*DIRECTIVE:* Print exactly the lines from the first one down to the line containing "from matplotlib.patches import Polygon", both ends included, with no pictures and nothing else.
****************************************
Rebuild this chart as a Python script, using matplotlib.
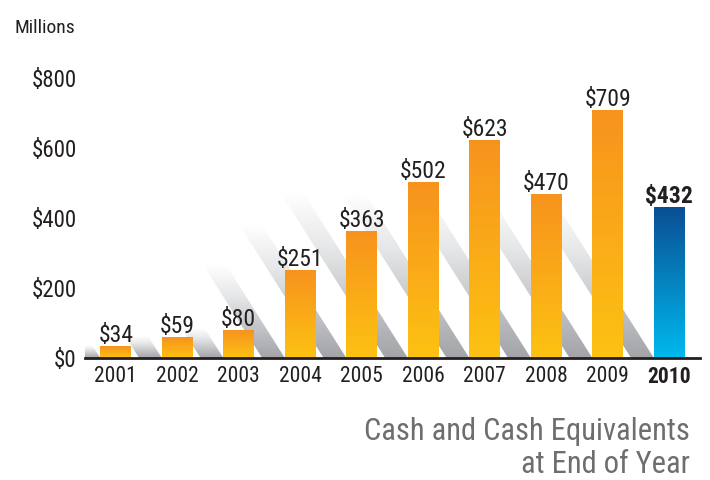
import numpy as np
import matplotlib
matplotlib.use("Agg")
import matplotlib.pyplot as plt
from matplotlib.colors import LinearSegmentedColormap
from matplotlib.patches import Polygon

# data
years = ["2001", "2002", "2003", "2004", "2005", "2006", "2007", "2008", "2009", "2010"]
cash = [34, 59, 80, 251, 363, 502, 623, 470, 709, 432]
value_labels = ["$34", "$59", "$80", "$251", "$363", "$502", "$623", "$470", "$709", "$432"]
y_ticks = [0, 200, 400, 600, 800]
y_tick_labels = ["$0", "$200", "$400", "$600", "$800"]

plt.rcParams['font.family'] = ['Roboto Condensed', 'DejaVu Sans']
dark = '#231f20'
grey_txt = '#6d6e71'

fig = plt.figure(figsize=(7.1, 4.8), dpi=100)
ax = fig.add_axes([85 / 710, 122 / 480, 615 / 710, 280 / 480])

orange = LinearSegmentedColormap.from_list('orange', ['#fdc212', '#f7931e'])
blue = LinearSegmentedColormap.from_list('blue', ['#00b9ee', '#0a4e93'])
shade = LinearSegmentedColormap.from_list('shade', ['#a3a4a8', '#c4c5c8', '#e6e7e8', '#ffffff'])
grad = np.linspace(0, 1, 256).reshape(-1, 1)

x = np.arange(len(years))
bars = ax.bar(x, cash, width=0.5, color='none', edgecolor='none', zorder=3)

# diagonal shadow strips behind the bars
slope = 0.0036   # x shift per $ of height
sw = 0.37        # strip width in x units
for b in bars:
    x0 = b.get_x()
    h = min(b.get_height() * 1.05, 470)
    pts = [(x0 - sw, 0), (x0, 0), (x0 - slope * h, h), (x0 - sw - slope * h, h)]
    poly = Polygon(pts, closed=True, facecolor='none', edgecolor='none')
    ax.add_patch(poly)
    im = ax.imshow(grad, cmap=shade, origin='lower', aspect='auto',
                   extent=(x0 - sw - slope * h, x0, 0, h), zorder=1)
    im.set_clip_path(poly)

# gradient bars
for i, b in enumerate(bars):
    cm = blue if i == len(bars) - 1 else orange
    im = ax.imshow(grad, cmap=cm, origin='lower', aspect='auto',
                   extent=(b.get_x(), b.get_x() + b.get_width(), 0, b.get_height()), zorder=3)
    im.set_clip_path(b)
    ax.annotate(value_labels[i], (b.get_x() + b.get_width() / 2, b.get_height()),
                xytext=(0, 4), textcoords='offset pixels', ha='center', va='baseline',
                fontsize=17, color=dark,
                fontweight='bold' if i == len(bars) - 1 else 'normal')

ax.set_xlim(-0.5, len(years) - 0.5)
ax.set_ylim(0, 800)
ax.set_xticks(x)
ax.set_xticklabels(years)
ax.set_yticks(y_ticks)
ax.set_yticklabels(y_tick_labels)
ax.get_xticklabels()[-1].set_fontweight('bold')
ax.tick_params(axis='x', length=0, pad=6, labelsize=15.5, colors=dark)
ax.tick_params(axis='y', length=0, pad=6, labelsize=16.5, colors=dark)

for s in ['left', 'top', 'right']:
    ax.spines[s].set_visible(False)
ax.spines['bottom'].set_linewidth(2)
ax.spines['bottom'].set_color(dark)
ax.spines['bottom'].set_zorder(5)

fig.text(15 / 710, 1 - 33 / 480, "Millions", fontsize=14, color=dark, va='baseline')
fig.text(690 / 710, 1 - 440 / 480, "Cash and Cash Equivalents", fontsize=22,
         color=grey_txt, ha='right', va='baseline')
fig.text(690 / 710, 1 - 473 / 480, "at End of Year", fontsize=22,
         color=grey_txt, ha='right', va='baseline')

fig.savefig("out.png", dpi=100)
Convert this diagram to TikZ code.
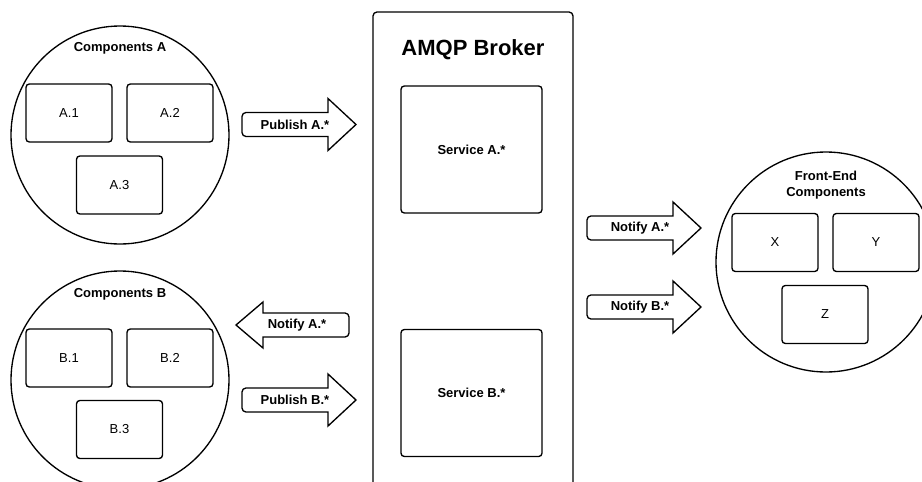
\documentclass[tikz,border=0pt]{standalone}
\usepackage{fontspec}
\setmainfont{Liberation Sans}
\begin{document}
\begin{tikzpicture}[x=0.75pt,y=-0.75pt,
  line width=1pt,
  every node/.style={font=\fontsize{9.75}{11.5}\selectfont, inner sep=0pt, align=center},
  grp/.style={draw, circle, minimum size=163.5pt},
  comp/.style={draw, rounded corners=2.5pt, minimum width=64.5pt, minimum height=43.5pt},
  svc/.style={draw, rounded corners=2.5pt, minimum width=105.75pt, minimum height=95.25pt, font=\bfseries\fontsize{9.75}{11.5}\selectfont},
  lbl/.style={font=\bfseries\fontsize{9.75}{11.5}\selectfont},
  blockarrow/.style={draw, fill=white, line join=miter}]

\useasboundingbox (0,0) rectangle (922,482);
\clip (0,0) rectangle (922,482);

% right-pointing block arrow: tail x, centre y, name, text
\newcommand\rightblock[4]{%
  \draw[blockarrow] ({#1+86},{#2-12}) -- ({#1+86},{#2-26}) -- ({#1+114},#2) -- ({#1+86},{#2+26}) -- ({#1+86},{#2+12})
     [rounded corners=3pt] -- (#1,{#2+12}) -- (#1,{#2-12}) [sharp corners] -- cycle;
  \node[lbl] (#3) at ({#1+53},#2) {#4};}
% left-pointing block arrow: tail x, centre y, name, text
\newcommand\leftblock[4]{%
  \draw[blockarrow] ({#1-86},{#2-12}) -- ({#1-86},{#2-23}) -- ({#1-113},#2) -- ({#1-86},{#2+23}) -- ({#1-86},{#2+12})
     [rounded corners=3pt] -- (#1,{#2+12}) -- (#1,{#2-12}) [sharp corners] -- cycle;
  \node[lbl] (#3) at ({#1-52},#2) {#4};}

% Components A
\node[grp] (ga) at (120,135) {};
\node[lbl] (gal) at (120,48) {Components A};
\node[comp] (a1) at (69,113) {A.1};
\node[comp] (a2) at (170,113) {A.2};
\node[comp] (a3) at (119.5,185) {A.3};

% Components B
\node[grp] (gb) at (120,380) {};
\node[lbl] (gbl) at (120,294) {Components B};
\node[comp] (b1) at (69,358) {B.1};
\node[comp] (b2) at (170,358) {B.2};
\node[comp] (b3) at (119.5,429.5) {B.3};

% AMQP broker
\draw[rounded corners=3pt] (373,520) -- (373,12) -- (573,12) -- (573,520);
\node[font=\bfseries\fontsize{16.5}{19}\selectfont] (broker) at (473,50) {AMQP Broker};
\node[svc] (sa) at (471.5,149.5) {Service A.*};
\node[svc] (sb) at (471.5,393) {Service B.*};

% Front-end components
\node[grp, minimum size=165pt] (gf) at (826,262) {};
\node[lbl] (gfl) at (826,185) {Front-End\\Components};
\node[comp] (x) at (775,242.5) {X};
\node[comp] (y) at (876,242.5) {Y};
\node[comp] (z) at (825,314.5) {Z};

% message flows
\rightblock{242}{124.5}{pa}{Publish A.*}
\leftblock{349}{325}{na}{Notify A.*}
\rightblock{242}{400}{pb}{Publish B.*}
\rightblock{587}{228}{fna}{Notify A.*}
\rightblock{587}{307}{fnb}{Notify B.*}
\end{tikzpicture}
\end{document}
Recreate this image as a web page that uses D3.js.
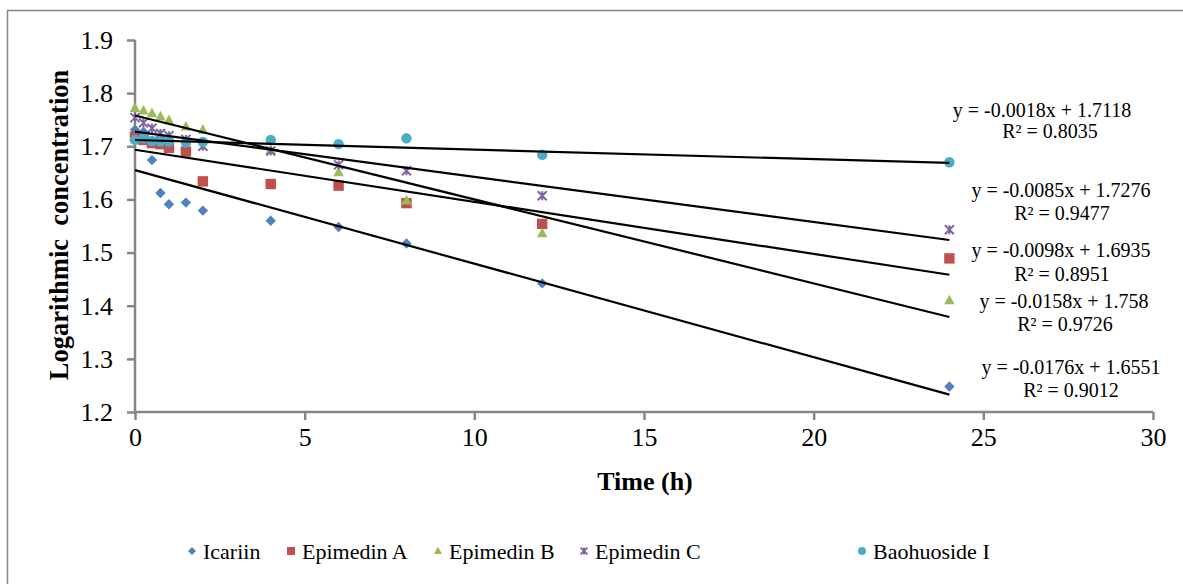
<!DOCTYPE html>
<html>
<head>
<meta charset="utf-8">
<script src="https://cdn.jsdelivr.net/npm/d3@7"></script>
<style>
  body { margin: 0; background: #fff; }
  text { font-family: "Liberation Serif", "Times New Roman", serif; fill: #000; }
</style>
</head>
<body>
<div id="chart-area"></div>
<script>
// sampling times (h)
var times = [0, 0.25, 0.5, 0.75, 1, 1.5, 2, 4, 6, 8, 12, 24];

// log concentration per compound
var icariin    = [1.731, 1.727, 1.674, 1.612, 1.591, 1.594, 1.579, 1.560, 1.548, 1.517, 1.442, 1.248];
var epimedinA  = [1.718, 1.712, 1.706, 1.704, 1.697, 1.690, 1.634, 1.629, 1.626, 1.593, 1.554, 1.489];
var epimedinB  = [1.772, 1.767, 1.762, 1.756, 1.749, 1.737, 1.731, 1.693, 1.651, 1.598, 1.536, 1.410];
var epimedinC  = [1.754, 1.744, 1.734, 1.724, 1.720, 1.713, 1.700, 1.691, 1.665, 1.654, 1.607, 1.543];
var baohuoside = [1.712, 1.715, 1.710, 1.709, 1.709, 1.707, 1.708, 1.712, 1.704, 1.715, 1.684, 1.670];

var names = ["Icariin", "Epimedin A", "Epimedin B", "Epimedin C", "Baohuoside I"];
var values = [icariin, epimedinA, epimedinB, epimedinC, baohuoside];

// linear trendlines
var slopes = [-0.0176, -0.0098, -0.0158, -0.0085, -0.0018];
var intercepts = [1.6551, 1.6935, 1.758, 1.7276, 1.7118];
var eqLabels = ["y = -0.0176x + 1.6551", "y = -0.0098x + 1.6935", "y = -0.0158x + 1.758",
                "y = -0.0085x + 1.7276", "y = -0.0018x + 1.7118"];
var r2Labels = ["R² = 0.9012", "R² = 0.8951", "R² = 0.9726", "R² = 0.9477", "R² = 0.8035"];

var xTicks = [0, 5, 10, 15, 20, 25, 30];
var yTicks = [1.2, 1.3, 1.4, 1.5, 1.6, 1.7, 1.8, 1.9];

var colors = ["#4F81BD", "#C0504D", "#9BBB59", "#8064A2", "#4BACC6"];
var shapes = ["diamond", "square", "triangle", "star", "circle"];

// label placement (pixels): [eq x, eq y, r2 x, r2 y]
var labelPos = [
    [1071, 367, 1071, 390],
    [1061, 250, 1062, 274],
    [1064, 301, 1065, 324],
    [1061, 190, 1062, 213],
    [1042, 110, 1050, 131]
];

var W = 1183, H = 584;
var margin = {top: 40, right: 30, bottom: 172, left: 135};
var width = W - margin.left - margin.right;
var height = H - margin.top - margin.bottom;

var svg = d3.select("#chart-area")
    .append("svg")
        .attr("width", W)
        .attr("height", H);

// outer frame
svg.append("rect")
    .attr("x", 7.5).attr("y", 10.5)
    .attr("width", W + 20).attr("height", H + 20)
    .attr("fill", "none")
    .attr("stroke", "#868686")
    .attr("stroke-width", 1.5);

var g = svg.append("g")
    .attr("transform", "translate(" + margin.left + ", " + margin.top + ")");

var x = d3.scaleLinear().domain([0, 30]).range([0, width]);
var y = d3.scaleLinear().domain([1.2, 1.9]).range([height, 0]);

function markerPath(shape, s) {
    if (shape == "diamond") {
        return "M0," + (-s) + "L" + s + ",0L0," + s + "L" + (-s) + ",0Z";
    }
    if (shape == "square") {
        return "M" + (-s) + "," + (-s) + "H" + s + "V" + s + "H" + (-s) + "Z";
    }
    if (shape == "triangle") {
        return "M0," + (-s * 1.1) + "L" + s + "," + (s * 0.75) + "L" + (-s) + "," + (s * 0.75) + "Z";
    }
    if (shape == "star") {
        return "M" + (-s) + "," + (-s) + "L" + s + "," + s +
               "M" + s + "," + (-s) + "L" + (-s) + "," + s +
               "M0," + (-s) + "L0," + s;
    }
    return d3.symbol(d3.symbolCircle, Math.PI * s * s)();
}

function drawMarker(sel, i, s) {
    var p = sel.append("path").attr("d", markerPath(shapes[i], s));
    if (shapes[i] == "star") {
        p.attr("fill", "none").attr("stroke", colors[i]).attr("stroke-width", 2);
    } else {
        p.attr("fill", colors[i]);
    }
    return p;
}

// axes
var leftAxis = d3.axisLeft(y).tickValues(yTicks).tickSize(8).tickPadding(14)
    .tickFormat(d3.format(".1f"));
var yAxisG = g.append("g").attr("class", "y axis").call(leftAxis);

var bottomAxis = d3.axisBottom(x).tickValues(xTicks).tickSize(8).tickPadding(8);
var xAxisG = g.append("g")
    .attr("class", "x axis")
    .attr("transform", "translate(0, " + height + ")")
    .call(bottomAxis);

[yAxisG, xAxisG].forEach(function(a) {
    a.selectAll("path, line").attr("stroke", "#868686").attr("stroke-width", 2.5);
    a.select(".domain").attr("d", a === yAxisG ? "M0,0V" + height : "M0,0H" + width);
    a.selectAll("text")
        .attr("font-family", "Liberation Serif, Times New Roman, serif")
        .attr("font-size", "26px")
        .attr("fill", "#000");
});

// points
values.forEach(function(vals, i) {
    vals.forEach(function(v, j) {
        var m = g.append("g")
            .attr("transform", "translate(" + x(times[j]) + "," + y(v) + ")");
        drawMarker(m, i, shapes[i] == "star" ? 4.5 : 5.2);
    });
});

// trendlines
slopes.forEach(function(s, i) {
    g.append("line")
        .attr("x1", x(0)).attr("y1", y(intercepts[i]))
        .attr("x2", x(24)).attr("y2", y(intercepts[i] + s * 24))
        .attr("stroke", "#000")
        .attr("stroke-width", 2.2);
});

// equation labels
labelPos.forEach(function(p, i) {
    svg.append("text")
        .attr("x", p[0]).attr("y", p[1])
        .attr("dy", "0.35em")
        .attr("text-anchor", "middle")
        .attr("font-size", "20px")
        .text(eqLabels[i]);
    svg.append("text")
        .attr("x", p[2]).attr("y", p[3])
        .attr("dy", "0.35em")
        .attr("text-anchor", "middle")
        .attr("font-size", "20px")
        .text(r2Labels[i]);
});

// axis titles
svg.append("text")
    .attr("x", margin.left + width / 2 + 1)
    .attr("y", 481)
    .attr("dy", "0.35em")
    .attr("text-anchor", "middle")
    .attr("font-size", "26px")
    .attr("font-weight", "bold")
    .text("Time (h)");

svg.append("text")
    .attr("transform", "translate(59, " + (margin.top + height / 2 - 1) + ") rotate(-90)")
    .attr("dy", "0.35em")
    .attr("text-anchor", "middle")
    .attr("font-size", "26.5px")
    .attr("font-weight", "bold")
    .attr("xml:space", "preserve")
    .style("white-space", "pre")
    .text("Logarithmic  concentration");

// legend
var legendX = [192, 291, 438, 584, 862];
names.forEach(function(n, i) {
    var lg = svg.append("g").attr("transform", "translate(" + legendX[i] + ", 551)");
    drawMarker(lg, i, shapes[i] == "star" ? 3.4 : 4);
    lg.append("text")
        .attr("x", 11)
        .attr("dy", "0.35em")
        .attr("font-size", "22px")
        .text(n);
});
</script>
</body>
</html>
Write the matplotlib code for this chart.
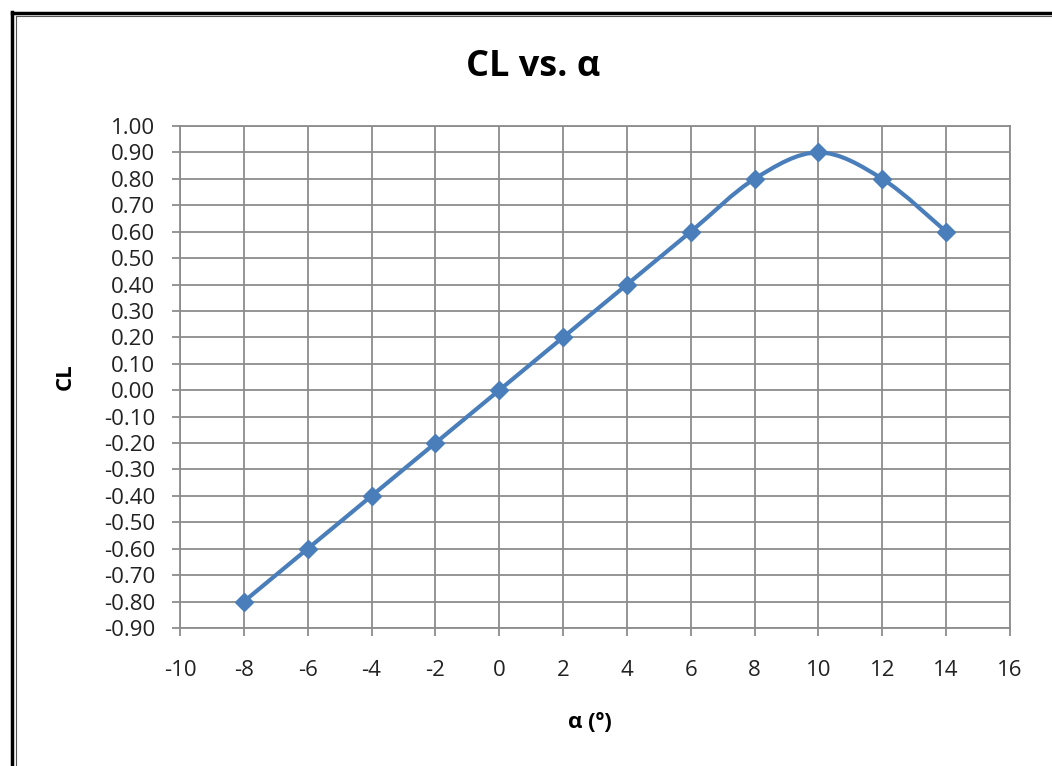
****************************************
*TASK ANSWER:*
Rebuild this chart as a Python script, using matplotlib.
import numpy as np
import matplotlib
matplotlib.use("Agg")
import matplotlib.pyplot as plt
from matplotlib.colors import LinearSegmentedColormap
from matplotlib.patches import Polygon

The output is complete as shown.